→ AIM: Begin with the first line and repeat exactly through the line containing "11.0, 12.2, 13.5]"; leave every image out.

→ MATERIAL PROVIDED:
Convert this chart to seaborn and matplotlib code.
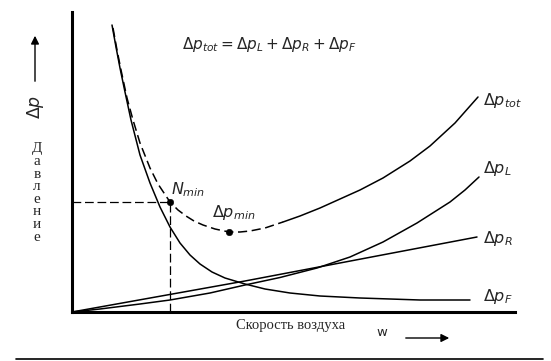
import matplotlib
matplotlib.use("Agg")
import matplotlib.pyplot as plt
import seaborn as sns
import pandas as pd
import numpy as np

# schematic: pressure drop vs air speed (arbitrary units)
w_F = [4.0, 4.4, 4.8, 5.3, 5.9, 6.8, 7.8, 8.8, 9.8, 10.8, 11.8, 12.8, 14.0, 15.3, 17.3,
       19.3, 21.8, 24.8, 28.8, 34.8, 39.8]
p_F = [28.7, 26.5, 24.4, 22.0, 19.2, 15.7, 12.9, 10.5, 8.5, 6.9, 5.7, 4.8, 4.0, 3.4, 2.8,
       2.3, 1.9, 1.6, 1.4, 1.2, 1.2]

w_R = [0.0, 17.3, 40.5]
p_R = [0.0, 3.1, 7.5]

w_L = [0.0, 2.8, 6.8, 9.8, 13.8, 17.3, 20.8, 24.5, 27.8, 31.1, 34.5, 37.8, 39.3, 40.7]
p_L = [0.0, 0.3, 0.8, 1.2, 1.9, 2.7, 3.45, 4.4, 5.5, 7.0, 8.9, 11.0, 12.2, 13.5]

w_tot_dash = [4.1, 4.5, 4.9, 5.5, 6.1, 6.8, 7.8, 8.6, 9.8, 10.6, 11.4, 12.2, 13.1, 14.3,
              15.7, 16.8, 17.8, 19.3, 21.1]
p_tot_dash = [28.4, 26.2, 24.2, 21.4, 19.2, 16.9, 14.4, 12.8, 11.0, 10.2, 9.6, 9.1, 8.7, 8.3,
              8.0, 8.0, 8.1, 8.4, 9.0]
w_tot_solid = [21.1, 22.8, 24.8, 26.8, 28.8, 31.1, 33.8, 35.8, 38.3, 40.6]
p_tot_solid = [9.0, 9.6, 10.4, 11.3, 12.2, 13.4, 15.1, 16.6, 18.9, 21.5]

n_min = (9.8, 11.0)
dp_min = (15.7, 8.0)

end_labels = [r"$\Delta p_{tot}$", r"$\Delta p_L$", r"$\Delta p_R$", r"$\Delta p_F$"]
end_label_p = [21.2, 14.4, 7.4, 1.5]

sns.set_theme(style="white")
plt.rcParams["font.family"] = ["DejaVu Sans"]
plt.rcParams["mathtext.fontset"] = "dejavusans"

fig = plt.figure(figsize=(5.51, 3.61), dpi=100)
ax = fig.add_axes([72 / 551, 49 / 361, 443 / 551, 300 / 361])

lw = 1.1
sns.lineplot(x=w_F, y=p_F, ax=ax, color="black", lw=lw, sort=False, estimator=None)
sns.lineplot(x=w_R, y=p_R, ax=ax, color="black", lw=lw, sort=False, estimator=None)
sns.lineplot(x=w_L, y=p_L, ax=ax, color="black", lw=lw, sort=False, estimator=None)
sns.lineplot(x=w_tot_dash, y=p_tot_dash, ax=ax, color="black", lw=lw, sort=False,
             estimator=None).lines[-1].set_dashes([6, 3])
sns.lineplot(x=w_tot_solid, y=p_tot_solid, ax=ax, color="black", lw=lw, sort=False, estimator=None)

# helper dashed lines to N_min
ax.plot([0, n_min[0]], [n_min[1], n_min[1]], color="black", lw=0.9, dashes=[7, 3])
ax.plot([n_min[0], n_min[0]], [0, n_min[1]], color="black", lw=0.9, dashes=[7, 3])

pts = pd.DataFrame({"w": [n_min[0], dp_min[0]], "p": [n_min[1], dp_min[1]]})
sns.scatterplot(data=pts, x="w", y="p", ax=ax, color="black", s=22, zorder=5, edgecolor="black")

ax.text(n_min[0] + 0.1, n_min[1] + 0.3, r"$N_{min}$", fontsize=11.5, va="bottom", ha="left")
ax.text(dp_min[0] - 1.7, dp_min[1] + 1.0, r"$\Delta p_{min}$", fontsize=11.5, va="bottom", ha="left")

for lab, pv in zip(end_labels, end_label_p):
    ax.text(41.1, pv, lab, fontsize=11.5, va="center", ha="left")

ax.set_xlim(0, 44.3)
ax.set_ylim(0, 30)
ax.set_xticks([])
ax.set_yticks([])
ax.set_xlabel("")
ax.set_ylabel("")
for s in ["top", "right"]:
    ax.spines[s].set_visible(False)
for s in ["left", "bottom"]:
    ax.spines[s].set_linewidth(2.2)
    ax.spines[s].set_color("black")
ax.patch.set_alpha(0)

H = 361
fig.text(182 / 551, (H - 45) / H, r"$\Delta p_{tot} = \Delta p_L + \Delta p_R + \Delta p_F$",
         fontsize=11, ha="left", va="center")

# y axis label with arrow and vertical word
fig.text(36 / 551, (H - 107) / H, r"$\Delta p$", fontsize=12.5, rotation=90, ha="center", va="center")
ax.annotate("", xy=(35, H - 33), xytext=(35, H - 84), xycoords="figure pixels",
            textcoords="figure pixels",
            arrowprops=dict(arrowstyle="-|>", color="black", lw=1.0, mutation_scale=12))
fig.text(37 / 551, (H - 193) / H, "\n".join("Давление"), fontsize=11,
         family=["Liberation Serif", "DejaVu Serif"], ha="center", va="center",
         linespacing=0.96, multialignment="center")

# x axis label with arrow
fig.text(291 / 551, (H - 325) / H, "Скорость воздуха", fontsize=10.5,
         family=["Liberation Serif", "DejaVu Serif"], ha="center", va="center")
fig.text(382 / 551, (H - 333) / H, "w", fontsize=9.5, ha="center", va="center")
ax.annotate("", xy=(452, H - 338), xytext=(403, H - 338), xycoords="figure pixels",
            textcoords="figure pixels",
            arrowprops=dict(arrowstyle="-|>", color="black", lw=1.0, mutation_scale=12))

# rule at the bottom
fig.add_artist(plt.Line2D([16 / 551, 543 / 551], [(H - 359) / H, (H - 359) / H],
                          color="black", lw=1.2, transform=fig.transFigure))

fig.savefig("out.png", dpi=100)
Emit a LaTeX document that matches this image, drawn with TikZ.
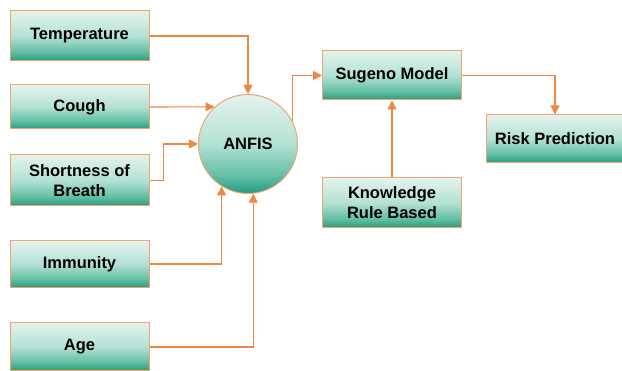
\documentclass[tikz,border=0pt]{standalone}
\usepackage{fontspec}
\setmainfont{Liberation Sans}
\usetikzlibrary{arrows.meta, positioning}

\definecolor{boxedge}{HTML}{F2A470}
\definecolor{flowor}{HTML}{EE8743}
\definecolor{mintL}{HTML}{E4F3EF}
\definecolor{mintM}{HTML}{B3E1D4}
\definecolor{tealM}{HTML}{62BEA5}
\definecolor{tealD}{HTML}{229C7E}
\pgfdeclareverticalshading{mintshade}{100bp}{color(0bp)=(tealD); color(25bp)=(tealD); color(34bp)=(tealM); color(50bp)=(mintM); color(75bp)=(mintL); color(100bp)=(mintL)}

\begin{document}
\begin{tikzpicture}[x = 1pt, y = -1pt,
			> = {Triangle[length=9pt, width=9pt]},
			box/.style = {draw=boxedge, line width=1pt, shading=mintshade, minimum width=139pt, inner sep=0pt, align=center, font=\bfseries\fontsize{16.5}{20}\selectfont},
			flow/.style = {->, draw=flowor, line width=1.1pt}]
			\useasboundingbox (0,0) rectangle (622,371);
			%
			\node[box, minimum height=50pt] (temp) at (79.5,36) {Temperature};
			\node[box, minimum height=44pt] (cough) at (79.5,107) {Cough};
			\node[box, minimum height=51pt] (breath) at (79.5,180.5) {Shortness of\\Breath};
			\node[box, minimum height=47pt] (immun) at (79.5,264) {Immunity};
			\node[box, minimum height=48pt] (age) at (79.5,347) {Age};
			%
			\node[box, circle, minimum width=99pt] (anfis) at (248,144) {ANFIS};
			%
			\node[box, minimum height=49pt] (sugeno) at (392,75.5) {Sugeno Model};
			\node[box, minimum height=50pt] (know) at (392,203) {Knowledge\\Rule Based};
			\node[box, minimum width=138pt, minimum height=48pt] (risk) at (555,139) {Risk Prediction};
			
			\draw[flow] (temp.east) -| (anfis.north);
			\draw[flow] (cough.east) -- (anfis.132);
			\draw[flow] (breath.east) -- ++(14,0) |- (anfis.west);
			\draw[flow] (immun.east) -| (anfis.238);
			\draw[flow] (age.east) -| (anfis.276);
			
			\draw[flow] (anfis.27) |- (sugeno.west);
			\draw[flow] (know) -- (sugeno);
			\draw[flow] (sugeno.east) -| (risk.north);
		\end{tikzpicture}
\end{document}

→ RESULT OF THE TASK:
Convert this chart to seaborn and matplotlib code.
import matplotlib
matplotlib.use("Agg")
import matplotlib.pyplot as plt
import seaborn as sns
import pandas as pd
import numpy as np

# schematic: pressure drop vs air speed (arbitrary units)
w_F = [4.0, 4.4, 4.8, 5.3, 5.9, 6.8, 7.8, 8.8, 9.8, 10.8, 11.8, 12.8, 14.0, 15.3, 17.3,
       19.3, 21.8, 24.8, 28.8, 34.8, 39.8]
p_F = [28.7, 26.5, 24.4, 22.0, 19.2, 15.7, 12.9, 10.5, 8.5, 6.9, 5.7, 4.8, 4.0, 3.4, 2.8,
       2.3, 1.9, 1.6, 1.4, 1.2, 1.2]

w_R = [0.0, 17.3, 40.5]
p_R = [0.0, 3.1, 7.5]

w_L = [0.0, 2.8, 6.8, 9.8, 13.8, 17.3, 20.8, 24.5, 27.8, 31.1, 34.5, 37.8, 39.3, 40.7]
p_L = [0.0, 0.3, 0.8, 1.2, 1.9, 2.7, 3.45, 4.4, 5.5, 7.0, 8.9, 11.0, 12.2, 13.5]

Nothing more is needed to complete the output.